What this task involves
All of the material below is to be retyped exactly.
------ Information supplied
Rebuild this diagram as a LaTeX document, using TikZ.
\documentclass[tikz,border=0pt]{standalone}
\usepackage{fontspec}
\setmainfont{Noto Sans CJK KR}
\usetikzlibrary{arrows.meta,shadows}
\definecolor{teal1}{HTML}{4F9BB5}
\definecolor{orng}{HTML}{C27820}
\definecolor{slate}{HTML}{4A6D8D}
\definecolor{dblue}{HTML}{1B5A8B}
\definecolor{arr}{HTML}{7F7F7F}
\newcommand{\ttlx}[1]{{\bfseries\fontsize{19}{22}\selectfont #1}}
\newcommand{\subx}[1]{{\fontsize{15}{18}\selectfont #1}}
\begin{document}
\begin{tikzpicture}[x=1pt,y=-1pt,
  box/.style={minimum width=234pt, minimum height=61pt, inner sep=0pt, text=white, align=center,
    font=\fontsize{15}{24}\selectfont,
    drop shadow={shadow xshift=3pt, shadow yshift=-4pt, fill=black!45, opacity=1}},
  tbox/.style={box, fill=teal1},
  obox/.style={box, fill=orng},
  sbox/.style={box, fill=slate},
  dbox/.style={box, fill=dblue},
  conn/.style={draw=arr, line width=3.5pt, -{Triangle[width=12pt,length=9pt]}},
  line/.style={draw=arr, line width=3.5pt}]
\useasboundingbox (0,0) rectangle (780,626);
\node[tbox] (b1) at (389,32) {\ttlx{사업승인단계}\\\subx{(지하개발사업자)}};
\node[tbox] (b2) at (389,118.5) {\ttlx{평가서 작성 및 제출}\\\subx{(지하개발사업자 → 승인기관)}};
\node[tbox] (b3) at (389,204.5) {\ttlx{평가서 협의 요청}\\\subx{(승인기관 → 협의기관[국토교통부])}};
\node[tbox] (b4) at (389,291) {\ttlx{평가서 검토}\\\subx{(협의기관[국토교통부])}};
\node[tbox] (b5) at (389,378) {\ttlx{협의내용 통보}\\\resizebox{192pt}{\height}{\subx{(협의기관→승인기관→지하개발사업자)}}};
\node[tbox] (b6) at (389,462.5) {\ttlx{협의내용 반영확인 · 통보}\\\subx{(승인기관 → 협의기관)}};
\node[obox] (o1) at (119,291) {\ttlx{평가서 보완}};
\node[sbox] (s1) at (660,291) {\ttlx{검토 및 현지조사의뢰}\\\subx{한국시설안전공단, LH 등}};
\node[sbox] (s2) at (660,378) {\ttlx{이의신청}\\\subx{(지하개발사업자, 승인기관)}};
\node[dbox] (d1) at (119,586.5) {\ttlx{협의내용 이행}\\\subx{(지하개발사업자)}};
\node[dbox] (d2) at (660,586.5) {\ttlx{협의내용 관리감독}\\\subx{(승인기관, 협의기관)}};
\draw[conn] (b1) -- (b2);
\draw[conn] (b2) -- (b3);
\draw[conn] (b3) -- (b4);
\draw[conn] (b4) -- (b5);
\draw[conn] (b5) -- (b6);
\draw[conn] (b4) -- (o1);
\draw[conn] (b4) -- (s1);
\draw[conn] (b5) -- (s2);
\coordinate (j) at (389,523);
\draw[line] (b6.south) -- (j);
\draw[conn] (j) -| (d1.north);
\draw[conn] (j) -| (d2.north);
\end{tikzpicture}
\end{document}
------------
Result of the task
Rebuild this diagram as a LaTeX document, using TikZ.
\documentclass[tikz,border=0pt]{standalone}
\usepackage{fontspec}
\setmainfont{Noto Sans CJK KR}
\usetikzlibrary{arrows.meta,shadows}
\definecolor{teal1}{HTML}{4F9BB5}
\definecolor{orng}{HTML}{C27820}
\definecolor{slate}{HTML}{4A6D8D}
\definecolor{dblue}{HTML}{1B5A8B}
\definecolor{arr}{HTML}{7F7F7F}
\newcommand{\ttlx}[1]{{\bfseries\fontsize{19}{22}\selectfont #1}}
\newcommand{\subx}[1]{{\fontsize{15}{18}\selectfont #1}}
\begin{document}
\begin{tikzpicture}[x=1pt,y=-1pt,
  box/.style={minimum width=234pt, minimum height=61pt, inner sep=0pt, text=white, align=center,
    font=\fontsize{15}{24}\selectfont,
    drop shadow={shadow xshift=3pt, shadow yshift=-4pt, fill=black!45, opacity=1}},
  tbox/.style={box, fill=teal1},
  obox/.style={box, fill=orng},
  sbox/.style={box, fill=slate},
  dbox/.style={box, fill=dblue},
  conn/.style={draw=arr, line width=3.5pt, -{Triangle[width=12pt,length=9pt]}},
  line/.style={draw=arr, line width=3.5pt}]
\useasboundingbox (0,0) rectangle (780,626);
\node[tbox] (b1) at (389,32) {\ttlx{사업승인단계}\\\subx{(지하개발사업자)}};
\node[tbox] (b2) at (389,118.5) {\ttlx{평가서 작성 및 제출}\\\subx{(지하개발사업자 → 승인기관)}};
\node[tbox] (b3) at (389,204.5) {\ttlx{평가서 협의 요청}\\\subx{(승인기관 → 협의기관[국토교통부])}};
\node[tbox] (b4) at (389,291) {\ttlx{평가서 검토}\\\subx{(협의기관[국토교통부])}};
\node[tbox] (b5) at (389,378) {\ttlx{협의내용 통보}\\\resizebox{192pt}{\height}{\subx{(협의기관→승인기관→지하개발사업자)}}};
\node[tbox] (b6) at (389,462.5) {\ttlx{협의내용 반영확인 · 통보}\\\subx{(승인기관 → 협의기관)}};
\node[obox] (o1) at (119,291) {\ttlx{평가서 보완}};
\node[sbox] (s1) at (660,291) {\ttlx{검토 및 현지조사의뢰}\\\subx{한국시설안전공단, LH 등}};
\node[sbox] (s2) at (660,378) {\ttlx{이의신청}\\\subx{(지하개발사업자, 승인기관)}};
\node[dbox] (d1) at (119,586.5) {\ttlx{협의내용 이행}\\\subx{(지하개발사업자)}};
\node[dbox] (d2) at (660,586.5) {\ttlx{협의내용 관리감독}\\\subx{(승인기관, 협의기관)}};
\draw[conn] (b1) -- (b2);
\draw[conn] (b2) -- (b3);
\draw[conn] (b3) -- (b4);
\draw[conn] (b4) -- (b5);
\draw[conn] (b5) -- (b6);
\draw[conn] (b4) -- (o1);
\draw[conn] (b4) -- (s1);
\draw[conn] (b5) -- (s2);
\coordinate (j) at (389,523);
\draw[line] (b6.south) -- (j);
\draw[conn] (j) -| (d1.north);
\draw[conn] (j) -| (d2.north);
\end{tikzpicture}
\end{document}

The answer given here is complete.